The world is never at a dearth of frontiers to be breached. If we had universal unemployment we could beautify the landscape, make awesome board games like Co-opoly, build treetop villages like those on Endor, clean up our rivers and lakes to the point where we could actually drink from them, or even learn how to play the piano or tuba. 

Anyhow, thanks loyal blog readers for keeping it real. I can’t wait for the future, when writing  a software program will be as easy  as writing a blog post.

Wednesday, February 8, 2012

Visions of an Oneironaut: ‘Go forth and be scrappy’



This was borrowed from a dream exploration image search.
Dreams are so telling, yet as circumstantial as the snapshots our minds glom onto when we rouse from them. Earlier this week I dreamt that I had been slipped LSD in a beverage. I got to see my world go Technicolor and I felt like I could pick apart the essence of the world around me. In yesterday’s adventure, I was in coven of business students tucked away in a secret library in a prestigious university’s basement. Before class, I’d studied the background of my professor and found a pattern correlating his pay increases as a professor to jobs switches he’d made after teaching for a bit of time. 

(He’d teach for a while then get a corporate job. Teach somewhere else for higher pay and then work somewhere else for higher pay, and then get an even higher paying teaching job after that.) I realized after I woke up, that he was gaming the market to earn faster pay bumps.
How is this relevant? Hold on…I promise.

In my dream of being in this class, most of the other students in class were asking the professor for his connections to life in the fast-line, but I wasn’t. The instructor asked me why I was there. Another student chimed in, “he’s an environmentalist and wants to…” So I cut her off and said, “That’s right. I am. I want the environmental movement to have the scale and intensity of the best of anything.” He looked at me quizzically, and I clarified jokingly. “I probably shouldn’t have told you that I’m an environmentalist, because now you won’t take me seriously. Just pretend I didn’t tell you. In order to be effective at this it’s best if no one knows.”

So anyhow, what I realized about this dream was that, one, yes it’s entirely true. In order to change the world you have to keep it hidden. No one wants the gravity, the mess, the comparative analysis to how they’re actively living their lives. This is why the professor was actively switching from instructing to working in the corporate world. He’d loved the prestige of teaching, but couldn’t get access to teaching at elite institutions or make the wage he desired without climbing the ladder through corporate “experience.” (He had to work in the corporate world to build the currency to teach in the elite world.)

So, for those of you that buckled your seatbelts and hung on for the ride. Here’s my point and the point of the dream. If you really want to do something – you have to think about all of the avenues to get there. This professor of mine in my dream, could have stayed at his first college, doing what he loved, teaching. But he never would have professed to the student group he’d hope to reach, nor earned the wage he was fit for earning. He had to game the system to get there. The same is true for the environmental movement. Though I love efficiency, wind turbines and solar panels, geothermal installations, bikes, and public transportation, the rate at which these items are creating an infrastructure is not fast enough to counteract our current construct.
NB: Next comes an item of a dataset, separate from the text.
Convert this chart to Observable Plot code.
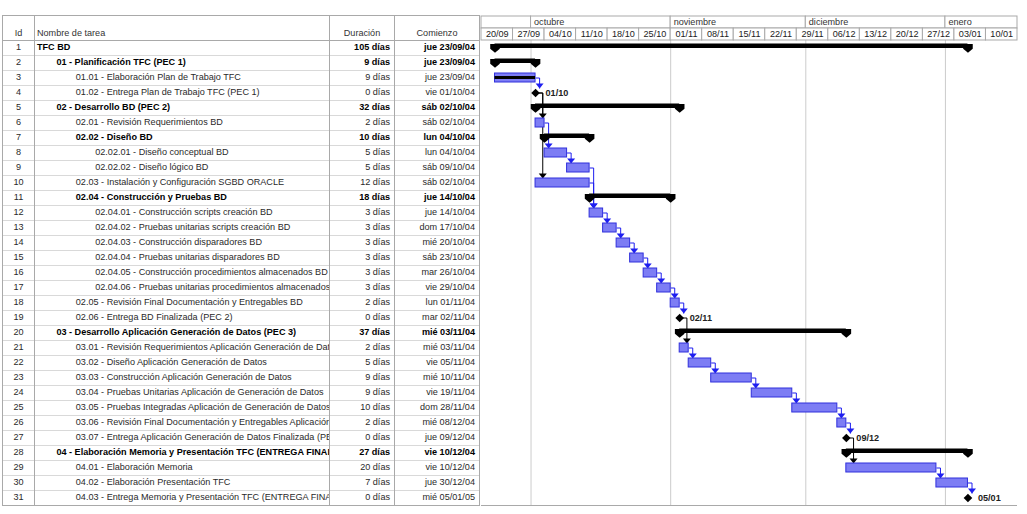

Population, deadweight loss of our global society (inmates, refugees, etc) and our brand of employment are the real items to adjust. 

Anyhow, I know this is a long post and not necessarily in the style that I take traditionally, but I wanted to treat you loyal blog readers with that message from the dream world. Alas, go forth and dream big, but be scrappy. If you want to invent a new spaceship you may have to grow bamboo and sell furniture. After a decade you may have sold enough furniture to buy the necessary materials for your spaceship.